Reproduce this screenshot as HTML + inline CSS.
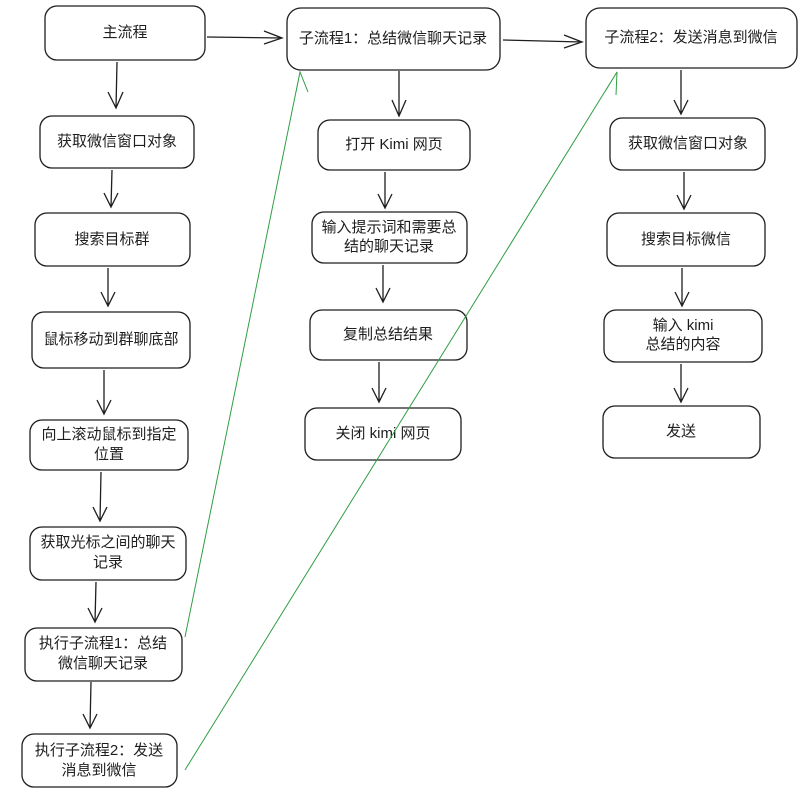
<!DOCTYPE html>
<html><head><meta charset="utf-8"><style>
html,body{margin:0;padding:0;background:#fff}
svg{display:block}
text{font-family:"Liberation Sans","Noto Sans CJK SC",sans-serif;font-size:15px;fill:#1e1e1e;text-anchor:middle;dominant-baseline:middle}
.b{fill:#fff;stroke:#1e1e1e;stroke-width:1.3}
.a{stroke:#1e1e1e;stroke-width:1.3;fill:none}
.g{stroke:#2f9e44;stroke-width:1;fill:none}
</style></head><body>
<svg width="811" height="799" viewBox="0 0 811 799" xmlns="http://www.w3.org/2000/svg">
<!-- column 1 -->
<rect class="b" x="45" y="6" width="160" height="54" rx="12"/><text x="125" y="33">主流程</text>
<rect class="b" x="40" y="116" width="154" height="52" rx="12"/><text x="117" y="142">获取微信窗口对象</text>
<rect class="b" x="35" y="213" width="155" height="53" rx="12"/><text x="112" y="240">搜索目标群</text>
<rect class="b" x="32" y="312" width="158" height="56" rx="12"/><text x="111" y="340">鼠标移动到群聊底部</text>
<rect class="b" x="30" y="420" width="158" height="50" rx="12"/><text x="109" y="435">向上滚动鼠标到指定</text><text x="109" y="455">位置</text>
<rect class="b" x="30" y="527" width="156" height="53" rx="12"/><text x="108" y="543">获取光标之间的聊天</text><text x="108" y="563">记录</text>
<rect class="b" x="25" y="628" width="157" height="53" rx="12"/><text x="103" y="644">执行子流程1：总结</text><text x="103" y="664">微信聊天记录</text>
<rect class="b" x="22" y="734" width="155" height="53" rx="12"/><text x="99" y="751">执行子流程2：发送</text><text x="99" y="771">消息到微信</text>
<!-- column 2 -->
<rect class="b" x="287" y="8" width="213" height="62" rx="14"/><text x="393" y="39">子流程1：总结微信聊天记录</text>
<rect class="b" x="318" y="120" width="152" height="50" rx="12"/><text x="394" y="145">打开 Kimi 网页</text>
<rect class="b" x="312" y="212" width="155" height="51" rx="12"/><text x="389" y="228">输入提示词和需要总</text><text x="389" y="247">结的聊天记录</text>
<rect class="b" x="310" y="310" width="157" height="50" rx="12"/><text x="388" y="335">复制总结结果</text>
<rect class="b" x="305" y="408" width="156" height="52" rx="12"/><text x="383" y="434">关闭 kimi 网页</text>
<!-- column 3 -->
<rect class="b" x="586" y="8" width="211" height="60" rx="14"/><text x="691" y="38">子流程2：发送消息到微信</text>
<rect class="b" x="610" y="118" width="155" height="52" rx="12"/><text x="688" y="144">获取微信窗口对象</text>
<rect class="b" x="607" y="213" width="158" height="53" rx="12"/><text x="686" y="240">搜索目标微信</text>
<rect class="b" x="604" y="310" width="158" height="52" rx="12"/><text x="683" y="326">输入 kimi</text><text x="683" y="345">总结的内容</text>
<rect class="b" x="603" y="406" width="157" height="52" rx="12"/><text x="681" y="432">发送</text>
<!-- vertical arrows -->
<g class="a">
<path d="M117 62 L116 108 M108 92 L116 108 L123 92"/>
<path d="M112 170 L111 207 M104 193 L111 207 L118 193"/>
<path d="M108 268 L108 306 M101 292 L108 306 L115 292"/>
<path d="M104 370 L104 414 M97 400 L104 414 L111 400"/>
<path d="M101 472 L100 521 M93 507 L100 521 L107 507"/>
<path d="M96 582 L95 622 M88 608 L95 622 L102 608"/>
<path d="M91 682 L90 728 M83 714 L90 728 L97 714"/>
<path d="M399 71 L399 116 M392 100 L399 116 L406 100"/>
<path d="M385 172 L385 208 M378 194 L385 208 L392 194"/>
<path d="M383 265 L383 302 M376 288 L383 302 L390 288"/>
<path d="M379 362 L379 402 M372 388 L379 402 L386 388"/>
<path d="M681 70 L681 114 M674 100 L681 114 L688 100"/>
<path d="M684 172 L684 209 M677 195 L684 209 L691 195"/>
<path d="M682 268 L682 306 M675 292 L682 306 L689 292"/>
<path d="M681 364 L681 402 M674 388 L681 402 L688 388"/>
<path d="M207 37 L282 38 M264 31 L282 38 L264 44"/>
<path d="M503 40 L582 42 M564 35 L582 42 L564 48"/>
</g>
<g class="g">
<path d="M185 637 L300 72 M296 92 L300 72 L308 92"/>
<path d="M185 770 L617 72 M606 90 L617 72 L616 95"/>
</g>
</svg>
</body></html>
====================
Your instructions: Ignore the images and quote every line of the listing exactly.

Answer to the exercise:
Reproduce this screenshot as HTML + inline CSS.
<!DOCTYPE html>
<html><head><meta charset="utf-8"><style>
html,body{margin:0;padding:0;background:#fff}
svg{display:block}
text{font-family:"Liberation Sans","Noto Sans CJK SC",sans-serif;font-size:15px;fill:#1e1e1e;text-anchor:middle;dominant-baseline:middle}
.b{fill:#fff;stroke:#1e1e1e;stroke-width:1.3}
.a{stroke:#1e1e1e;stroke-width:1.3;fill:none}
.g{stroke:#2f9e44;stroke-width:1;fill:none}
</style></head><body>
<svg width="811" height="799" viewBox="0 0 811 799" xmlns="http://www.w3.org/2000/svg">
<!-- column 1 -->
<rect class="b" x="45" y="6" width="160" height="54" rx="12"/><text x="125" y="33">主流程</text>
<rect class="b" x="40" y="116" width="154" height="52" rx="12"/><text x="117" y="142">获取微信窗口对象</text>
<rect class="b" x="35" y="213" width="155" height="53" rx="12"/><text x="112" y="240">搜索目标群</text>
<rect class="b" x="32" y="312" width="158" height="56" rx="12"/><text x="111" y="340">鼠标移动到群聊底部</text>
<rect class="b" x="30" y="420" width="158" height="50" rx="12"/><text x="109" y="435">向上滚动鼠标到指定</text><text x="109" y="455">位置</text>
<rect class="b" x="30" y="527" width="156" height="53" rx="12"/><text x="108" y="543">获取光标之间的聊天</text><text x="108" y="563">记录</text>
<rect class="b" x="25" y="628" width="157" height="53" rx="12"/><text x="103" y="644">执行子流程1：总结</text><text x="103" y="664">微信聊天记录</text>
<rect class="b" x="22" y="734" width="155" height="53" rx="12"/><text x="99" y="751">执行子流程2：发送</text><text x="99" y="771">消息到微信</text>
<!-- column 2 -->
<rect class="b" x="287" y="8" width="213" height="62" rx="14"/><text x="393" y="39">子流程1：总结微信聊天记录</text>
<rect class="b" x="318" y="120" width="152" height="50" rx="12"/><text x="394" y="145">打开 Kimi 网页</text>
<rect class="b" x="312" y="212" width="155" height="51" rx="12"/><text x="389" y="228">输入提示词和需要总</text><text x="389" y="247">结的聊天记录</text>
<rect class="b" x="310" y="310" width="157" height="50" rx="12"/><text x="388" y="335">复制总结结果</text>
<rect class="b" x="305" y="408" width="156" height="52" rx="12"/><text x="383" y="434">关闭 kimi 网页</text>
<!-- column 3 -->
<rect class="b" x="586" y="8" width="211" height="60" rx="14"/><text x="691" y="38">子流程2：发送消息到微信</text>
<rect class="b" x="610" y="118" width="155" height="52" rx="12"/><text x="688" y="144">获取微信窗口对象</text>
<rect class="b" x="607" y="213" width="158" height="53" rx="12"/><text x="686" y="240">搜索目标微信</text>
<rect class="b" x="604" y="310" width="158" height="52" rx="12"/><text x="683" y="326">输入 kimi</text><text x="683" y="345">总结的内容</text>
<rect class="b" x="603" y="406" width="157" height="52" rx="12"/><text x="681" y="432">发送</text>
<!-- vertical arrows -->
<g class="a">
<path d="M117 62 L116 108 M108 92 L116 108 L123 92"/>
<path d="M112 170 L111 207 M104 193 L111 207 L118 193"/>
<path d="M108 268 L108 306 M101 292 L108 306 L115 292"/>
<path d="M104 370 L104 414 M97 400 L104 414 L111 400"/>
<path d="M101 472 L100 521 M93 507 L100 521 L107 507"/>
<path d="M96 582 L95 622 M88 608 L95 622 L102 608"/>
<path d="M91 682 L90 728 M83 714 L90 728 L97 714"/>
<path d="M399 71 L399 116 M392 100 L399 116 L406 100"/>
<path d="M385 172 L385 208 M378 194 L385 208 L392 194"/>
<path d="M383 265 L383 302 M376 288 L383 302 L390 288"/>
<path d="M379 362 L379 402 M372 388 L379 402 L386 388"/>
<path d="M681 70 L681 114 M674 100 L681 114 L688 100"/>
<path d="M684 172 L684 209 M677 195 L684 209 L691 195"/>
<path d="M682 268 L682 306 M675 292 L682 306 L689 292"/>
<path d="M681 364 L681 402 M674 388 L681 402 L688 388"/>
<path d="M207 37 L282 38 M264 31 L282 38 L264 44"/>
<path d="M503 40 L582 42 M564 35 L582 42 L564 48"/>
</g>
<g class="g">
<path d="M185 637 L300 72 M296 92 L300 72 L308 92"/>
<path d="M185 770 L617 72 M606 90 L617 72 L616 95"/>
</g>
</svg>
</body></html>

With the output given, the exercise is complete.